§ Problem description: Leaving the pictures out, print the lines from the first line of the listing through the line containing "(7,490) -- (1557,490);", exactly as they read, and no others.

§ Provided material:

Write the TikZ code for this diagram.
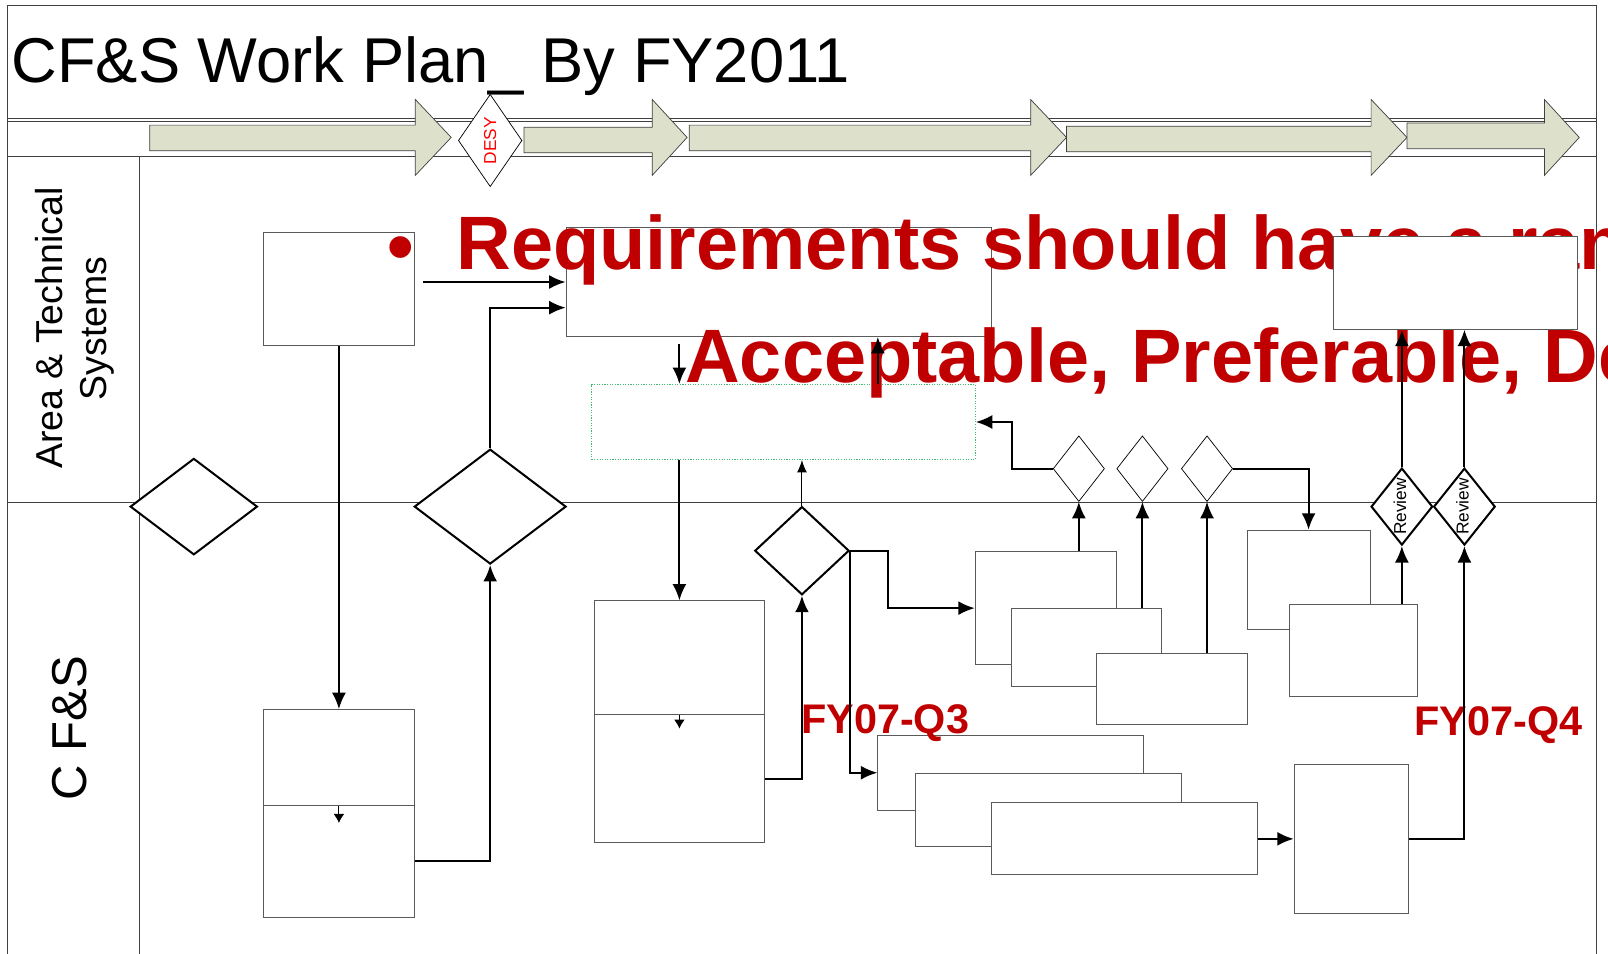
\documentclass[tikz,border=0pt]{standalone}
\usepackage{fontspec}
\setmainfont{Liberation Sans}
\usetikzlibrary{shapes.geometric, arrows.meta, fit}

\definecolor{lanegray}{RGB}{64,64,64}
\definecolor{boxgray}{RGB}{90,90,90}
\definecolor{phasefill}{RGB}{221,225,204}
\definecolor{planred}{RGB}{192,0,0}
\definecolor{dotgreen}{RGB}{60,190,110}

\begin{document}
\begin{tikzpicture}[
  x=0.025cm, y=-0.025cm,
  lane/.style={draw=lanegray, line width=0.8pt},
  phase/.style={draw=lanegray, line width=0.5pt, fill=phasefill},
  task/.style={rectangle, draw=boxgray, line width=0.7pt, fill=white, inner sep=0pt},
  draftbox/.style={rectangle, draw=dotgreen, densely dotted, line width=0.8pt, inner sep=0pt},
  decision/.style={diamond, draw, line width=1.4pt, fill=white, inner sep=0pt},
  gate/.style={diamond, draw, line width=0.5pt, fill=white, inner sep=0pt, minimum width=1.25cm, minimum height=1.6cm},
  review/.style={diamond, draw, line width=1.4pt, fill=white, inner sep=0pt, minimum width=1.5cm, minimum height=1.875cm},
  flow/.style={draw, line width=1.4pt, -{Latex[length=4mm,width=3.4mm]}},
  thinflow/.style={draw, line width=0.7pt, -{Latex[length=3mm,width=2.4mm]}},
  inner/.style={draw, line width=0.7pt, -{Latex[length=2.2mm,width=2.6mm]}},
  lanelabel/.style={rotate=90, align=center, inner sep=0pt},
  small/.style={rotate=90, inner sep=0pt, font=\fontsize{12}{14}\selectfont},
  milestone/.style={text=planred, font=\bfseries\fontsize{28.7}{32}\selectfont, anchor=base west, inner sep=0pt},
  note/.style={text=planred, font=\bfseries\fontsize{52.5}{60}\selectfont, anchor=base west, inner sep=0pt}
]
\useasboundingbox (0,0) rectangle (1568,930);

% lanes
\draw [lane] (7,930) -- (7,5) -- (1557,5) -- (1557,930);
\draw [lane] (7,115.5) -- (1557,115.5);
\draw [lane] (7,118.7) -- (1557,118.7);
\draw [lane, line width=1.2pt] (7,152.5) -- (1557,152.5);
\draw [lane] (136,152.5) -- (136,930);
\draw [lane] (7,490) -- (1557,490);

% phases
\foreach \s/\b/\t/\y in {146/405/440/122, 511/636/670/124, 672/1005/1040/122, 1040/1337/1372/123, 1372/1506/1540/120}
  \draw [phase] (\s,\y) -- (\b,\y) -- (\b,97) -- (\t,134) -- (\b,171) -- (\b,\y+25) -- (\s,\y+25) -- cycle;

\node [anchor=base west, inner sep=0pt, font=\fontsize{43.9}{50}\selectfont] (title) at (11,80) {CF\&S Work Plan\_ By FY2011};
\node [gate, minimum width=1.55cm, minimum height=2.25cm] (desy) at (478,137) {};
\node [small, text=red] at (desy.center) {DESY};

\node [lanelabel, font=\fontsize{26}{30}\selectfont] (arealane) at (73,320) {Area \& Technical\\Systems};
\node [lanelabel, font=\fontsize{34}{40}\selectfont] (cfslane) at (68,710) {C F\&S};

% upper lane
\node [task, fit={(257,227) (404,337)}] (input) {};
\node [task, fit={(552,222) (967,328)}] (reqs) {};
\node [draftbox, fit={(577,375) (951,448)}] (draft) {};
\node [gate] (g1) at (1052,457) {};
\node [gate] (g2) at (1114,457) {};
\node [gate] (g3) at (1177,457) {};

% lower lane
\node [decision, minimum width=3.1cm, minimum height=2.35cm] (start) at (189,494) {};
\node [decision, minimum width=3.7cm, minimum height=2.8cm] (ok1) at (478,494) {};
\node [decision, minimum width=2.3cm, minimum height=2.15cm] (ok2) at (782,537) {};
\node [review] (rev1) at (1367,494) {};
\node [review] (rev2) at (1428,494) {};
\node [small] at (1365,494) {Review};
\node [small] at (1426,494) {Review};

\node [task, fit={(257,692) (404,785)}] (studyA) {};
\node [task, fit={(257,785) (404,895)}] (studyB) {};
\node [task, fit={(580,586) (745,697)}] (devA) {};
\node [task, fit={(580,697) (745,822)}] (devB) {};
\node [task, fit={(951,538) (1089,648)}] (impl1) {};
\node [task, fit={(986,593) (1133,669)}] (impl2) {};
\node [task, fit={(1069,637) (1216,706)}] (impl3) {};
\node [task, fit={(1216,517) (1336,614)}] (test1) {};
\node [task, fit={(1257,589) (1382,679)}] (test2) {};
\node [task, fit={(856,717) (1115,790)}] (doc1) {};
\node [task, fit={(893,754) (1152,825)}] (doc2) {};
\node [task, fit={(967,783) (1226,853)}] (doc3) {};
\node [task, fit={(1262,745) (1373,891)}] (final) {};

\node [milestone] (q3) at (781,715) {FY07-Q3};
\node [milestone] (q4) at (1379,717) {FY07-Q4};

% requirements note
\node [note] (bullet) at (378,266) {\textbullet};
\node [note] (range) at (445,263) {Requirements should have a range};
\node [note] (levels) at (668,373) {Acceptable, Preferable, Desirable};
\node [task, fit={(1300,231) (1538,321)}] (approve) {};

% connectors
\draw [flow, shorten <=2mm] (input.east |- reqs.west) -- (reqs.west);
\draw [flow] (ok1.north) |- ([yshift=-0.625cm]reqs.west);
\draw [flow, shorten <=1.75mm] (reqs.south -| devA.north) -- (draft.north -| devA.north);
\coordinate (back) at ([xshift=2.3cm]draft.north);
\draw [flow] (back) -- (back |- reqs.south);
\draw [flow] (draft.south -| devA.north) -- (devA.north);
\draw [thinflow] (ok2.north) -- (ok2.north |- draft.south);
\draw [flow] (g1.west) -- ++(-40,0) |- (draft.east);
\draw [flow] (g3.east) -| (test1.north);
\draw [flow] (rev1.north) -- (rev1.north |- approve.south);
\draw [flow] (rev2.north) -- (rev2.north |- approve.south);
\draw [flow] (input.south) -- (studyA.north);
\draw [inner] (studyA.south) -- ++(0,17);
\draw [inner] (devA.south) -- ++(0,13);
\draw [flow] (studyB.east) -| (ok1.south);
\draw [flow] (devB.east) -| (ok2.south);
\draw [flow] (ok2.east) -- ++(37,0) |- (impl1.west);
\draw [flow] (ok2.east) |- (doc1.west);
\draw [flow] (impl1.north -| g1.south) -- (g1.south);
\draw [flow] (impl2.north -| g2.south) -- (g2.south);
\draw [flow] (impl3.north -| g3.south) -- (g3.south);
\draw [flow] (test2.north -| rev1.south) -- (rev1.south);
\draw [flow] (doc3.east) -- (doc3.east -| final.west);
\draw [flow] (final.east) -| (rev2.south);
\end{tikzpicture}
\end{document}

§ Result below:
Write the TikZ code for this diagram.
\documentclass[tikz,border=0pt]{standalone}
\usepackage{fontspec}
\setmainfont{Liberation Sans}
\usetikzlibrary{shapes.geometric, arrows.meta, fit}

\definecolor{lanegray}{RGB}{64,64,64}
\definecolor{boxgray}{RGB}{90,90,90}
\definecolor{phasefill}{RGB}{221,225,204}
\definecolor{planred}{RGB}{192,0,0}
\definecolor{dotgreen}{RGB}{60,190,110}

\begin{document}
\begin{tikzpicture}[
  x=0.025cm, y=-0.025cm,
  lane/.style={draw=lanegray, line width=0.8pt},
  phase/.style={draw=lanegray, line width=0.5pt, fill=phasefill},
  task/.style={rectangle, draw=boxgray, line width=0.7pt, fill=white, inner sep=0pt},
  draftbox/.style={rectangle, draw=dotgreen, densely dotted, line width=0.8pt, inner sep=0pt},
  decision/.style={diamond, draw, line width=1.4pt, fill=white, inner sep=0pt},
  gate/.style={diamond, draw, line width=0.5pt, fill=white, inner sep=0pt, minimum width=1.25cm, minimum height=1.6cm},
  review/.style={diamond, draw, line width=1.4pt, fill=white, inner sep=0pt, minimum width=1.5cm, minimum height=1.875cm},
  flow/.style={draw, line width=1.4pt, -{Latex[length=4mm,width=3.4mm]}},
  thinflow/.style={draw, line width=0.7pt, -{Latex[length=3mm,width=2.4mm]}},
  inner/.style={draw, line width=0.7pt, -{Latex[length=2.2mm,width=2.6mm]}},
  lanelabel/.style={rotate=90, align=center, inner sep=0pt},
  small/.style={rotate=90, inner sep=0pt, font=\fontsize{12}{14}\selectfont},
  milestone/.style={text=planred, font=\bfseries\fontsize{28.7}{32}\selectfont, anchor=base west, inner sep=0pt},
  note/.style={text=planred, font=\bfseries\fontsize{52.5}{60}\selectfont, anchor=base west, inner sep=0pt}
]
\useasboundingbox (0,0) rectangle (1568,930);

% lanes
\draw [lane] (7,930) -- (7,5) -- (1557,5) -- (1557,930);
\draw [lane] (7,115.5) -- (1557,115.5);
\draw [lane] (7,118.7) -- (1557,118.7);
\draw [lane, line width=1.2pt] (7,152.5) -- (1557,152.5);
\draw [lane] (136,152.5) -- (136,930);
\draw [lane] (7,490) -- (1557,490);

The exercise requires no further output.